ARAP CAMİİ
|
 |

Haliç’in Galata yakasındaki en büyük camidir. Büyüklüğü nedeniyle Cami-i Kebir de denir. Emevi ordu kumandanlarından Müslime bin Abdülmelik’in 717 yılında Konstantinopolis’i kuşattığı sırada yaptırdığı sanılmaktadır. Bizanslılar şehri ellerine geçirince bazı ilavelerle camiyi kiliseye çevirdiler. 1232’deki IV. Haçlı Seferi sırasında da Latinler Konstantinopolis’i alınca cami, St.Hyacinthus ve Dominicus rahiplerine verilmişti.

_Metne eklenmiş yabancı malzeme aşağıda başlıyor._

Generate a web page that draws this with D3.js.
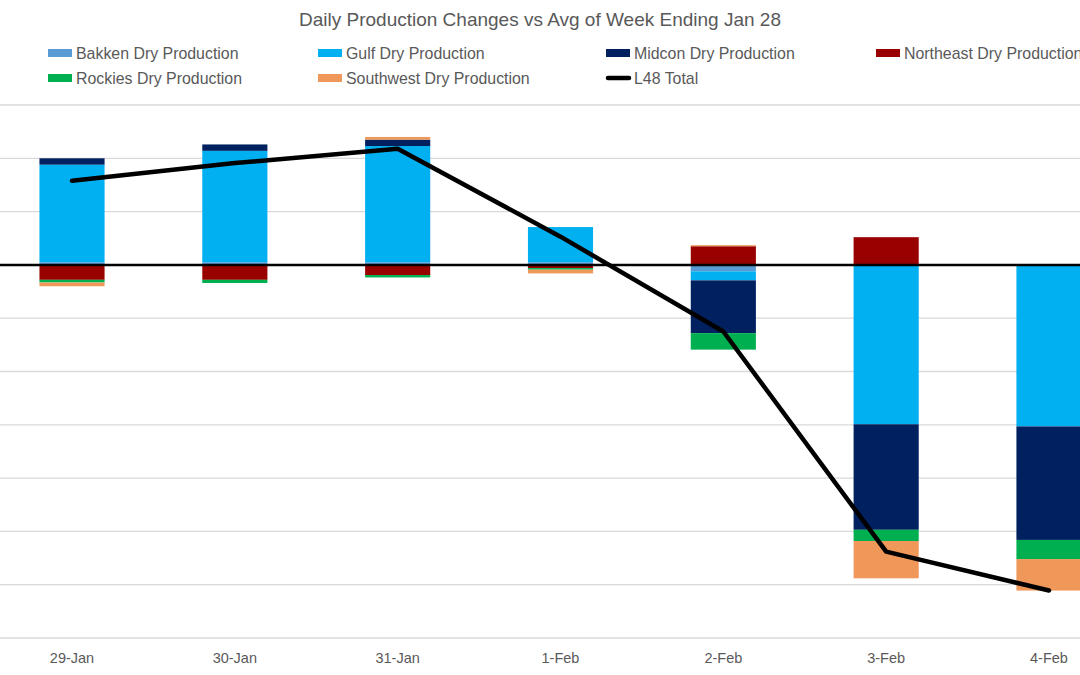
<!DOCTYPE html>
<html><head><meta charset="utf-8">
<script src="https://cdn.jsdelivr.net/npm/d3@7"></script>
<style>body{margin:0;background:#fff}svg{display:block;font-family:"Liberation Sans",Arial,sans-serif}</style>
</head><body><svg id="c" width="1080" height="675"></svg>
<script>
const categories = ["29-Jan","30-Jan","31-Jan","1-Feb","2-Feb","3-Feb","4-Feb"];
const seriesNames = ["Bakken Dry Production","Gulf Dry Production","Midcon Dry Production","Northeast Dry Production","Rockies Dry Production","Southwest Dry Production"];
const bakken    = [0.05, 0.05, 0.05, 0.05, -0.12, 0.00, 0.00];
const gulf      = [1.83, 2.09, 2.18, 0.66, -0.17, -2.99, -3.03];
const midcon    = [0.12, 0.12, 0.12, 0.00, -0.99, -1.98, -2.13];
const northeast = [-0.28, -0.28, -0.19, -0.06, 0.35, 0.52, 0.00];
const rockies   = [-0.05, -0.06, -0.045, -0.03, -0.31, -0.21, -0.36];
const southwest = [-0.07, 0.00, 0.05, -0.07, 0.02, -0.70, -0.59];
const l48Total  = [1.58, 1.91, 2.18, 0.53, -1.25, -5.38, -6.11];
const yTicks = [-7,-6,-5,-4,-3,-2,-1,0,1,2,3];
const colors = ["#5B9BD5","#00B0F0","#002060","#990000","#00B050","#F0985A"];

const seriesValues = [bakken, gulf, midcon, northeast, rockies, southwest];
const rows = categories.map((c,i)=>{const r={cat:c}; seriesNames.forEach((s,j)=>r[s]=seriesValues[j][i]); return r;});

const svg = d3.select("#c");
const x = d3.scaleBand().domain(categories).range([-9.4,1130.4]).paddingInner(0.6).paddingOuter(0.3);
const y = d3.scaleLinear().domain([-7,3]).range([638,105]);

// gridlines
svg.append("g").selectAll("line").data(yTicks.filter(t=>t!==0)).join("line")
  .attr("x1",0).attr("x2",1080).attr("y1",d=>y(d)).attr("y2",d=>y(d))
  .attr("stroke","#d9d9d9").attr("stroke-width",1.3);

// stacked bars
const stack = d3.stack().keys(seriesNames).offset(d3.stackOffsetDiverging);
const stacked = stack(rows);
svg.append("g").selectAll("g").data(stacked).join("g")
  .attr("fill",(d,i)=>colors[i])
  .selectAll("rect").data(d=>d).join("rect")
  .attr("x",d=>x(d.data.cat)).attr("width",x.bandwidth())
  .attr("y",d=>y(Math.max(d[0],d[1]))).attr("height",d=>Math.abs(y(d[0])-y(d[1])));

// zero line
svg.append("line").attr("x1",0).attr("x2",1080).attr("y1",y(0)).attr("y2",y(0))
  .attr("stroke","#000").attr("stroke-width",2.5);

// total line
const line = d3.line().x((d,i)=>x(categories[i])+x.bandwidth()/2).y(d=>y(d));
svg.append("path").datum(l48Total).attr("d",line).attr("fill","none")
  .attr("stroke","#000").attr("stroke-width",4.5).attr("stroke-linejoin","round").attr("stroke-linecap","round");

// x labels
svg.append("g").selectAll("text").data(categories).join("text")
  .attr("x",d=>x(d)+x.bandwidth()/2).attr("y",663).attr("text-anchor","middle")
  .attr("font-size",14.5).attr("fill","#595959").text(d=>d);

// title
svg.append("text").attr("x",540).attr("y",26).attr("text-anchor","middle")
  .attr("font-size",19).attr("fill","#595959").text("Daily Production Changes vs Avg of Week Ending Jan 28");

// legend
const legendItems = [
  {name:seriesNames[0], color:colors[0], type:"rect", x:48, y:53},
  {name:seriesNames[1], color:colors[1], type:"rect", x:318, y:53},
  {name:seriesNames[2], color:colors[2], type:"rect", x:606, y:53},
  {name:seriesNames[3], color:colors[3], type:"rect", x:876, y:53},
  {name:seriesNames[4], color:colors[4], type:"rect", x:48, y:78},
  {name:seriesNames[5], color:colors[5], type:"rect", x:318, y:78},
  {name:"L48 Total", color:"#000", type:"line", x:606, y:78}
];
const lg = svg.append("g").selectAll("g").data(legendItems).join("g");
lg.filter(d=>d.type==="rect").append("rect")
  .attr("x",d=>d.x).attr("y",d=>d.y-4).attr("width",24).attr("height",8).attr("fill",d=>d.color);
lg.filter(d=>d.type==="line").append("line")
  .attr("x1",d=>d.x+2).attr("x2",d=>d.x+23).attr("y1",d=>d.y).attr("y2",d=>d.y)
  .attr("stroke","#000").attr("stroke-width",4.5).attr("stroke-linecap","round");
lg.append("text").attr("x",d=>d.x+28).attr("y",d=>d.y+5.5)
  .attr("font-size",15.9).attr("fill","#595959").text(d=>d.name);
</script></body></html>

Cenevizliler binaya Saint Dominicus derlerdi. Yapı saf Müslüman özellikleri taşımaz. Roma ve Gotik tarzında pencere ve sütun başlıkları vardır. Ortaçağ’daki çan kulelerine benzeyen ve içinde çan iskelesinin konulduğu delikler bulunan minare, Şam’daki Emeviye Camii’nin minarelerini andırır. Pencere sütun başlıklarındaki put ve kapı silmeleri, minarenin üst kısmını Bizans ve Latinlerin yaptığını gösterir. Mihrabın Gotik kemer ve pencereleri Latin devrine aittir.
Sultan II.Beyazıt zamanında İspanya’daki Beni Ahmer devletinin yıkılması ile İstanbul’a gelen Araplar, yapıyı Dominikenlerden alarak yenilediler ve “Arap Camii” adını verdiler. Camiyi, Sultan II. Mahmud’un annesi 1808’de tamir ettirdi. Daha sonraki bir tamirde döşemeden çıkan Latin mezar taşları 1913’te müzeye taşındı. Mihrap bölümünden de freskler çıktı.